Summa Navaratnam

Personal information
- Nationality: Sri Lankan
- Born: 21 May 1925 Araly, Jaffna, British Ceylon
- Died: 19 October 2023 (aged 98)
- Education: Royal College, Colombo
- Spouses: Rosemary Rogers; Romaine;

Sport
- Sport: Athletics; Rugby union;
- Event(s): 100 m, 200 m, 4 × 100 metres relay

= Summa Navaratnam =

Sri Lankan athlete and rugby union player (1925–2023)

Sumanthiran Navaratnam (21 May 1925 – 19 October 2023), also known as Sumana Navaratnam or Summa Navaratnam, was a Sri Lankan track and field athlete, rugby union player, coach and business executive. He was regarded as one of the finest sportspeople from Sri Lanka. He was considered as the oldest living Sri Lankan athlete until his death.

== Personal life ==
Sumanthiran Navaratnam was born on 21 May 1925 in Araly, British Ceylon. He was born as the fifth child in his family. His father S. S. Navaratnam was a civil servant.

Navaratnam married Sri Lankan-born British-American best-selling author Rosemary Jansz and the couple had two daughters, Rosanne and Sharon. The couple later divorced and Rosemary moved to London with her daughters in 1960. He was later married to Romaine De Zilva and had two children, Kendall and Nadine. He had 2 grandchildren from Nadine and 2 from Kendall named Kiran and Nikhelle and Thiran and Tristan respectively.

=== Death ===
Navaratnam died on 19 October 2023, at age of 98. His remains were laid at A. F. Raymond Parlour and his funeral was held at Borella cemetery.

== Career ==
Navaratnam established himself as a reputed prominent distinguished sportsman at the Royal College in Colombo where he pursued his primary and secondary education. He gained attention as a school athlete at Royal College at the age of fifteen when he became the youngest Royalist to be awarded the Royal College athletics colours. He also went on to captain the Royal College rugby and athletics teams.

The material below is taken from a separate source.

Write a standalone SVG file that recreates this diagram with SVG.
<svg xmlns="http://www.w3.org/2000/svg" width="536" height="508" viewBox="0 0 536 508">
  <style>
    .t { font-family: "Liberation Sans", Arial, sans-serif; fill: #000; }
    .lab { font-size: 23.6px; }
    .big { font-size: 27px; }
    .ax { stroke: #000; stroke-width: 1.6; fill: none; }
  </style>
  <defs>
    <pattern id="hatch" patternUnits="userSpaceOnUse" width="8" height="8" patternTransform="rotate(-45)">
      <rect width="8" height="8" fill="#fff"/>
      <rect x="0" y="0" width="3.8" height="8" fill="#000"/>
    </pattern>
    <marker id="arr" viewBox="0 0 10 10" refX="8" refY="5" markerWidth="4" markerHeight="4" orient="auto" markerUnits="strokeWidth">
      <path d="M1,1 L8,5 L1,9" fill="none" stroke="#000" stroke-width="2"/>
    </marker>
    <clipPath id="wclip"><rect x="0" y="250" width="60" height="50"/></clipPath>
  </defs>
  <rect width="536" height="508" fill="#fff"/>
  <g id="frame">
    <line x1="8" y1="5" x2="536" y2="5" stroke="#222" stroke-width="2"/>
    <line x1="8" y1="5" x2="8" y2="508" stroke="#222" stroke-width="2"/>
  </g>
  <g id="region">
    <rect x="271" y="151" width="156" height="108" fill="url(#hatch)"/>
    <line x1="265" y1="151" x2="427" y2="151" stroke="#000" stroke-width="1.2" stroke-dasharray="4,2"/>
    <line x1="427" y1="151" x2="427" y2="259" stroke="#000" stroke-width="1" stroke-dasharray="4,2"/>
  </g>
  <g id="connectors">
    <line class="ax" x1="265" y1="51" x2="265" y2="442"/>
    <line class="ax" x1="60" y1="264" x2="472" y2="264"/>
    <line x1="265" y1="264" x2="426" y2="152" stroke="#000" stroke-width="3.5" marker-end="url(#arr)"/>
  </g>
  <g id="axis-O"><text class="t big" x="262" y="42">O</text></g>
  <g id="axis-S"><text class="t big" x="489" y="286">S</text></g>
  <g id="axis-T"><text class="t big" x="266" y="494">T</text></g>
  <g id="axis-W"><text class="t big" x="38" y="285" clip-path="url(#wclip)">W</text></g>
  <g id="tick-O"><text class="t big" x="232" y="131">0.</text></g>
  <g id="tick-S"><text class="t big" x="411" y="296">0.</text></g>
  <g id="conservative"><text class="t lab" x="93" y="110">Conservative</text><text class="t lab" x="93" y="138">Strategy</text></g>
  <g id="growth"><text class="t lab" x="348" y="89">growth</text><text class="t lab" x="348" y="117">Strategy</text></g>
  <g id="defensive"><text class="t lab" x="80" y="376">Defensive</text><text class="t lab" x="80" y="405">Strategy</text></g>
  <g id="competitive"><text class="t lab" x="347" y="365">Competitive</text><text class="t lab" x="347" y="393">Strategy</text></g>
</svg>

In 1945, for the Indo-Ceylon Dual Athletic Meet, he was chosen to represent Ceylon. He competed in the men's 4 × 100 yards relay event alongside Duncan White, R. E. Kitto and Basil Henricus. He was then overlooked from the Sri Lankan contingent which participated at the 1948 Summer Olympics and in 1952 Summer Olympics due to nepotism with the selection process at that time.

Navaratnam represented Ceylon at the 1950 British Empire Games which was held in Auckland, New Zealand, and competed in the men's 100 yards, men's 220 yards and in men's events. He finished in fifth position in the men's heats 100 yards competition and could not progress to the semi–final. He was also slated to compete in the men's 200 yards event but he did not start and was disqualified. He teamed up with fellow prominent track and field athletes Duncan White, John de Saram and Oscar Wijesinghe in the men's 4 × 110 yards event where Sri Lanka finished in fourth position during the 1950 British Empire Games.

Navaratnam was fondly called "the fastest man in Asia" after clocking at record 10.4 seconds at the India States Olympic Meet which was held in Madras in 1953. It was also regarded as the fastest timing recorded on a grass track on Asian soil. He began his athletics coaching career with Royal College in 1953. He retired from athletics in 1955 and pursued his career as a professional rugby player.

Navaratnam was part of the Ceylon rugby team which played in an unofficial match against the touring British Lions in 1950 where the British Lions defeated Sri Lanka 44–6. He was just one of three local native Sri Lankans along with Leslie Ephraims and Clair Roeloffsz to have been selected to play for the Ceylonese rugby team which was otherwise dubbed as an "all-white" Sri Lankan team. He also captained the Ceylonese Rugby & Football Club and under his captaincy CR & FC won the Clifford Cup in 1954.

Navaratnam was elected as the president of the Ceylon Rugby Football Union in 1972 and was re-elected as the president of the Sri Lanka Rugby Football Union in 1974. He also joined the Royal (Ceylon) Air Force. He went on to become rugby coach of Royal College, Colombo Rugby Football Union and the national team. He also started the Summa Navaratnam Junior Rugby Academy and began coaching children.

Navaratnam pursued a mercantile career as a junior trading executive of Dodwell & Company in Colombo. After the closure of Dodwell, he joined the Stores & Sales Department of Colombo Commercial Company. On his return to Sri Lanka in around 1989, he became general manager of Consolexpo corporation where he served for three years. He became general manager at the Ceylon and Foreign Trades PLC in 1993 and served in the position for about 16 years before his retirement in 2009. He was also appointed to the board of Ceylon and Foreign Trades and its subsidiaries.